Frequently, when things go wrong for the publisher (often losing his or her account because of serious rule violations), the angry individual posts a message: “It isn’t fair. I’ve been discriminated against because of my race or language. I can’t reach anyone to get a second chance.”
Let’s start off with the fact that racism and unfair discrimination are real problems and issues. When white supremacists wrap themselves in the Rhodesian flag, I am transformed to the time when I heard the Rhodesian national anthem live, in Rhodesia. (I lived there for 18 months as a journalist during the transition to Zimbabwe.) As well, I recognize I’ve had the fortune to live a privileged life — as an upper middle-class Canadian who (fortunately) has never experienced the brutal hate and genocide that my European Jewish distant relatives experienced decades ago.
However, efforts to be fair often have unintended and unwelcome consequences. Individuals abuse their “rights”. This is especially painful for Canadian employers, for example, who must tread carefully when either hiring or denying employment to someone in one of the protected anti-discrimination groups.
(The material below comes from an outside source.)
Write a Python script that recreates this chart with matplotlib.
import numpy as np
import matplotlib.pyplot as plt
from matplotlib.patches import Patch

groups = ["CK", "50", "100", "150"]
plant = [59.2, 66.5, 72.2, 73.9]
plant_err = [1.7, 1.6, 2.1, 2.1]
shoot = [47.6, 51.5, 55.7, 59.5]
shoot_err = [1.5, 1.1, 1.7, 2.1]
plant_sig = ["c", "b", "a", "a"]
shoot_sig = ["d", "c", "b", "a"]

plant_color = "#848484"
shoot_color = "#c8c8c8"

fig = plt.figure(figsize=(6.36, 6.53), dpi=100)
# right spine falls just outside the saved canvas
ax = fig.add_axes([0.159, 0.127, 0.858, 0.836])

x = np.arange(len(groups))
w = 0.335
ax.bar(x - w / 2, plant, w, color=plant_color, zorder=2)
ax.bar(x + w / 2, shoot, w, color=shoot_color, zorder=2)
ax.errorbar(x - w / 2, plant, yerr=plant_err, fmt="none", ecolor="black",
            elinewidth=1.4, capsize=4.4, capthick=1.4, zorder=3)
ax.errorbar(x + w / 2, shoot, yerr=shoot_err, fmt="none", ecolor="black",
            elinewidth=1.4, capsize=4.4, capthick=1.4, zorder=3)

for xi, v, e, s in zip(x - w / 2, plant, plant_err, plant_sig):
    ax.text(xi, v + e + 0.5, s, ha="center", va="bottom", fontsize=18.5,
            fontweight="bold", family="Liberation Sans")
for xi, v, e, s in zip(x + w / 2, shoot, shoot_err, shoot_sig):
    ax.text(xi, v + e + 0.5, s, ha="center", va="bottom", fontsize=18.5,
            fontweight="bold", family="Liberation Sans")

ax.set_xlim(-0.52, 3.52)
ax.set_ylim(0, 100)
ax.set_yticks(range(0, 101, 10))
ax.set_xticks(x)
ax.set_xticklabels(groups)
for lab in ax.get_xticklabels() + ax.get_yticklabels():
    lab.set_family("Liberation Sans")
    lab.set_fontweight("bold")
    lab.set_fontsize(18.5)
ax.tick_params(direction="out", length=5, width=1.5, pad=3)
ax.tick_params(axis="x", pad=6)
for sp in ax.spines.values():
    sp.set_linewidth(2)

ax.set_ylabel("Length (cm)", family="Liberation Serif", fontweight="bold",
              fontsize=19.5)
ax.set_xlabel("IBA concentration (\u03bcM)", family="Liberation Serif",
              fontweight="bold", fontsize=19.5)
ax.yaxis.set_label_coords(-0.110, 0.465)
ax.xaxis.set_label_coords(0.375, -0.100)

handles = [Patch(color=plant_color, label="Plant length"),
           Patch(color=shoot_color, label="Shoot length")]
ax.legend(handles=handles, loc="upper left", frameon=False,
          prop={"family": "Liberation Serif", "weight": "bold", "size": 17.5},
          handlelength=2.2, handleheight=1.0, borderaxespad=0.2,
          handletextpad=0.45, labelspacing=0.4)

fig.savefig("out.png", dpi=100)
There are indeed serial abusers — people who get themselves hired, then perform so poorly that the employer needs to fire them — and then they run straight to the human rights commission, accuse their former employer of discrimination, and extort tens of thousands of dollars in settlement payments — only to repeat the story again, and again, because no one has the courage to provide a negative reference to the serial bad employee.
In a practical level, in business, nothing can be totally “fair” — we all exploit our advantages and if we are successful, we have enough advantages that we can earn a profit. We generally get there by doing good, delivering value, being honorable in our business dealings, and treating everyone with respect.
Perhaps I learned my most important lesson about these concepts some three decades ago, during an economic crisis when everything seemed to be going wrong. In a momentary flash, I realized that no-one was to blame for my predicament, but I certainly was responsible for my circumstances. I would do my best and see if I could solve the problems and not hold anyone to account but myself for my unfortunate plight. It took two years, but things turned around pretty quickly once I achieved that insight.
From a marketing and business development perspective, yes, remember, it isn’t fair and you may deserve a chance when incumbents are locked into the good places. If you are fortunate to be a minority or women owned business, you also may have the advantage of anti-discrimination rules for public sector work, including set-asides. If you are not in the protected class, and feel there is the evil of reverse discrimination, maybe you should count your advantages and focus on your strengths and build on the relationships you have to create your opportunities.
Most importantly, sometimes the best approach is simply to be fair, generous, and respectful, and put your business interests aside in the name of community and voluntary service. Perhaps the most effective and ironic way to achieve an unfair advantage in market share and branding/reputation, is to be utterly selfless in community and voluntary service.